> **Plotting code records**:
═══

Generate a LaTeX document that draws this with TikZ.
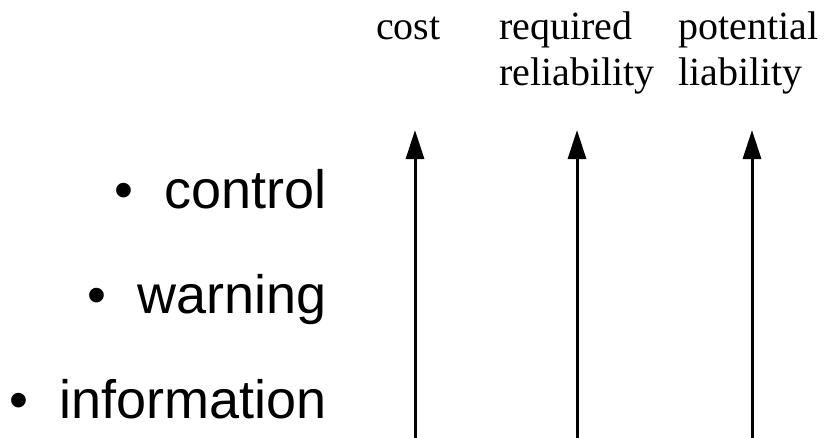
\documentclass[tikz,border=0pt]{standalone}
\usepackage{fontspec}
\setmainfont{Liberation Serif}
\newfontfamily\lblsans{Liberation Sans}
\usetikzlibrary{arrows.meta}
\tikzset{
  toplbl/.style={inner sep=0pt, font=\fontsize{40}{46}\selectfont, align=left},
  itemlbl/.style={inner sep=0pt, font=\lblsans\fontsize{54}{60}\selectfont, anchor=base east},
  arr/.style={line width=3pt, -{Triangle[length=29pt,width=18pt]}}
}
\begin{document}
\begin{tikzpicture}[x=1pt,y=1pt]
\useasboundingbox (0,0) rectangle (828,-437);
% top labels
\node[toplbl, anchor=base west] (cost) at (376,-39) {cost};
\node[toplbl, anchor=north west] (rel) at (499,-12) {required\\reliability};
\node[toplbl, anchor=north west] (liab) at (678,-12) {potential\\liability};
% item labels
\node[itemlbl] (ctrl) at (327,-208) {•\hspace{31pt}control};
\node[itemlbl] (warn) at (327,-313) {•\hspace{31pt}warning};
\node[itemlbl] (info) at (327,-418) {•\hspace{31pt}information};
% arrows
\coordinate (c1b) at (415,-440);
\coordinate (c1t) at (415,-130);
\coordinate (c2b) at (577,-440);
\coordinate (c2t) at (577,-130);
\coordinate (c3b) at (752,-440);
\coordinate (c3t) at (752,-130);
\draw[arr] (c1b) -- (c1t);
\draw[arr] (c2b) -- (c2t);
\draw[arr] (c3b) -- (c3t);
\end{tikzpicture}
\end{document}
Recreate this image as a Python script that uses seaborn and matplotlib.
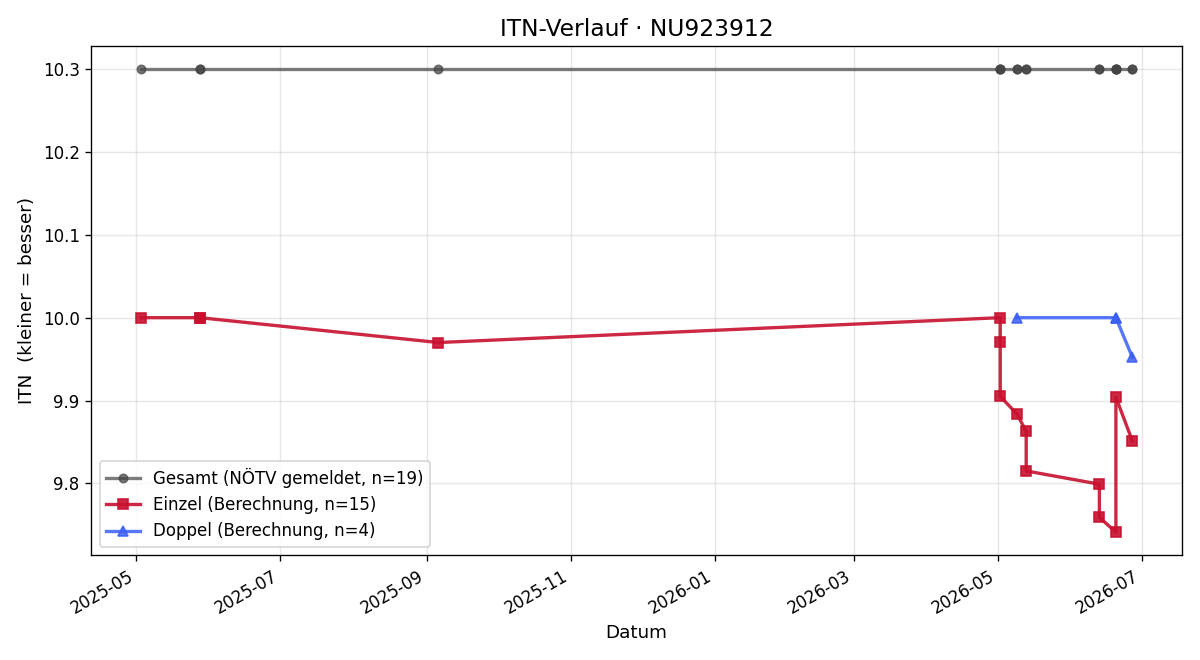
import pandas as pd
import matplotlib
matplotlib.use("Agg")
import matplotlib.pyplot as plt
import matplotlib.dates as mdates
import seaborn as sns

# Einzel (Berechnung)
einzel_datum = ["2025-05-03", "2025-05-28", "2025-05-28", "2025-09-06",
                "2026-05-02", "2026-05-02", "2026-05-02", "2026-05-09",
                "2026-05-13", "2026-05-13", "2026-06-13", "2026-06-13",
                "2026-06-20", "2026-06-20", "2026-06-27"]
einzel_itn = [10.0, 10.0, 10.0, 9.970,
              10.0, 9.971, 9.905, 9.884,
              9.863, 9.815, 9.799, 9.759,
              9.741, 9.904, 9.851]

# Doppel (Berechnung)
doppel_datum = ["2026-05-09", "2026-06-20", "2026-06-20", "2026-06-27"]
doppel_itn = [10.0, 10.0, 10.0, 9.952]

# Gesamt (NÖTV gemeldet)
gesamt_datum = sorted(einzel_datum + doppel_datum)
gesamt_itn = [10.3] * len(gesamt_datum)

df_g = pd.DataFrame({"datum": pd.to_datetime(gesamt_datum), "itn": gesamt_itn})
df_e = pd.DataFrame({"datum": pd.to_datetime(einzel_datum), "itn": einzel_itn})
df_d = pd.DataFrame({"datum": pd.to_datetime(doppel_datum), "itn": doppel_itn})

fig, ax = plt.subplots(figsize=(10, 5.5), dpi=120)

serien = [
    (df_g, "#444444", 0.7, "o", 5, f"Gesamt (NÖTV gemeldet, n={len(df_g)})"),
    (df_e, "#c8102e", 0.9, "s", 6, f"Einzel (Berechnung, n={len(df_e)})"),
    (df_d, "#3a5ff5", 0.85, "^", 6, f"Doppel (Berechnung, n={len(df_d)})"),
]
for df, farbe, alpha, marker, ms, label in serien:
    sns.lineplot(data=df, x="datum", y="itn", ax=ax, estimator=None, sort=False,
                 color=farbe, alpha=alpha, linewidth=2, marker=marker,
                 markersize=ms, markeredgecolor=farbe, markeredgewidth=1,
                 label=label)

ax.xaxis.set_major_locator(mdates.MonthLocator(bymonth=[1, 3, 5, 7, 9, 11]))
ax.xaxis.set_major_formatter(mdates.DateFormatter("%Y-%m"))
ax.grid(True, alpha=0.3)
ax.set_title("ITN-Verlauf · NU923912", fontsize=14)
ax.set_xlabel("Datum", fontsize=11)
ax.set_ylabel("ITN  (kleiner = besser)", fontsize=11)
ax.legend(loc="lower left")
fig.autofmt_xdate()
plt.tight_layout()
plt.savefig("out.png")
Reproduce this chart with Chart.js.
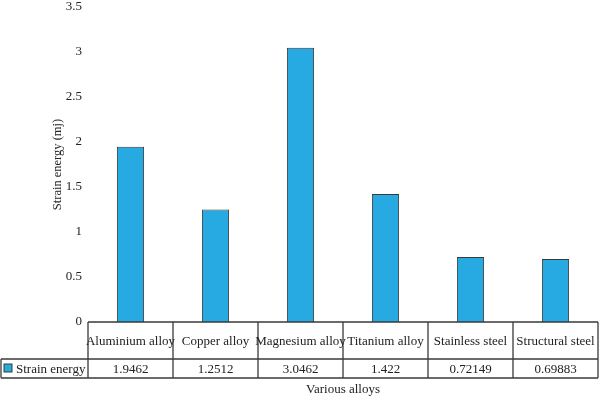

═══

> **Task prompt**: Quote the data exactly, leaving every image out of the copy.

> **Task output**:
Generate a LaTeX document that draws this with TikZ.
\documentclass[tikz,border=0pt]{standalone}
\usepackage{fontspec}
\setmainfont{Liberation Serif}
\newfontfamily\lblsans{Liberation Sans}
\usetikzlibrary{arrows.meta}
\tikzset{
  toplbl/.style={inner sep=0pt, font=\fontsize{40}{46}\selectfont, align=left},
  itemlbl/.style={inner sep=0pt, font=\lblsans\fontsize{54}{60}\selectfont, anchor=base east},
  arr/.style={line width=3pt, -{Triangle[length=29pt,width=18pt]}}
}
\begin{document}
\begin{tikzpicture}[x=1pt,y=1pt]
\useasboundingbox (0,0) rectangle (828,-437);
% top labels
\node[toplbl, anchor=base west] (cost) at (376,-39) {cost};
\node[toplbl, anchor=north west] (rel) at (499,-12) {required\\reliability};
\node[toplbl, anchor=north west] (liab) at (678,-12) {potential\\liability};
% item labels
\node[itemlbl] (ctrl) at (327,-208) {•\hspace{31pt}control};
\node[itemlbl] (warn) at (327,-313) {•\hspace{31pt}warning};
\node[itemlbl] (info) at (327,-418) {•\hspace{31pt}information};
% arrows
\coordinate (c1b) at (415,-440);
\coordinate (c1t) at (415,-130);
\coordinate (c2b) at (577,-440);
\coordinate (c2t) at (577,-130);
\coordinate (c3b) at (752,-440);
\coordinate (c3t) at (752,-130);
\draw[arr] (c1b) -- (c1t);
\draw[arr] (c2b) -- (c2t);
\draw[arr] (c3b) -- (c3t);
\end{tikzpicture}
\end{document}
Recreate this image as a Python script that uses seaborn and matplotlib.
import pandas as pd
import matplotlib
matplotlib.use("Agg")
import matplotlib.pyplot as plt
import matplotlib.dates as mdates
import seaborn as sns

# Einzel (Berechnung)
einzel_datum = ["2025-05-03", "2025-05-28", "2025-05-28", "2025-09-06",
                "2026-05-02", "2026-05-02", "2026-05-02", "2026-05-09",
                "2026-05-13", "2026-05-13", "2026-06-13", "2026-06-13",
                "2026-06-20", "2026-06-20", "2026-06-27"]
einzel_itn = [10.0, 10.0, 10.0, 9.970,
              10.0, 9.971, 9.905, 9.884,
              9.863, 9.815, 9.799, 9.759,
              9.741, 9.904, 9.851]

# Doppel (Berechnung)
doppel_datum = ["2026-05-09", "2026-06-20", "2026-06-20", "2026-06-27"]
doppel_itn = [10.0, 10.0, 10.0, 9.952]

# Gesamt (NÖTV gemeldet)
gesamt_datum = sorted(einzel_datum + doppel_datum)
gesamt_itn = [10.3] * len(gesamt_datum)

df_g = pd.DataFrame({"datum": pd.to_datetime(gesamt_datum), "itn": gesamt_itn})
df_e = pd.DataFrame({"datum": pd.to_datetime(einzel_datum), "itn": einzel_itn})
df_d = pd.DataFrame({"datum": pd.to_datetime(doppel_datum), "itn": doppel_itn})

fig, ax = plt.subplots(figsize=(10, 5.5), dpi=120)

serien = [
    (df_g, "#444444", 0.7, "o", 5, f"Gesamt (NÖTV gemeldet, n={len(df_g)})"),
    (df_e, "#c8102e", 0.9, "s", 6, f"Einzel (Berechnung, n={len(df_e)})"),
    (df_d, "#3a5ff5", 0.85, "^", 6, f"Doppel (Berechnung, n={len(df_d)})"),
]
for df, farbe, alpha, marker, ms, label in serien:
    sns.lineplot(data=df, x="datum", y="itn", ax=ax, estimator=None, sort=False,
                 color=farbe, alpha=alpha, linewidth=2, marker=marker,
                 markersize=ms, markeredgecolor=farbe, markeredgewidth=1,
                 label=label)

ax.xaxis.set_major_locator(mdates.MonthLocator(bymonth=[1, 3, 5, 7, 9, 11]))
ax.xaxis.set_major_formatter(mdates.DateFormatter("%Y-%m"))
ax.grid(True, alpha=0.3)
ax.set_title("ITN-Verlauf · NU923912", fontsize=14)
ax.set_xlabel("Datum", fontsize=11)
ax.set_ylabel("ITN  (kleiner = besser)", fontsize=11)
ax.legend(loc="lower left")
fig.autofmt_xdate()
plt.tight_layout()
plt.savefig("out.png")
Reproduce this chart with Chart.js.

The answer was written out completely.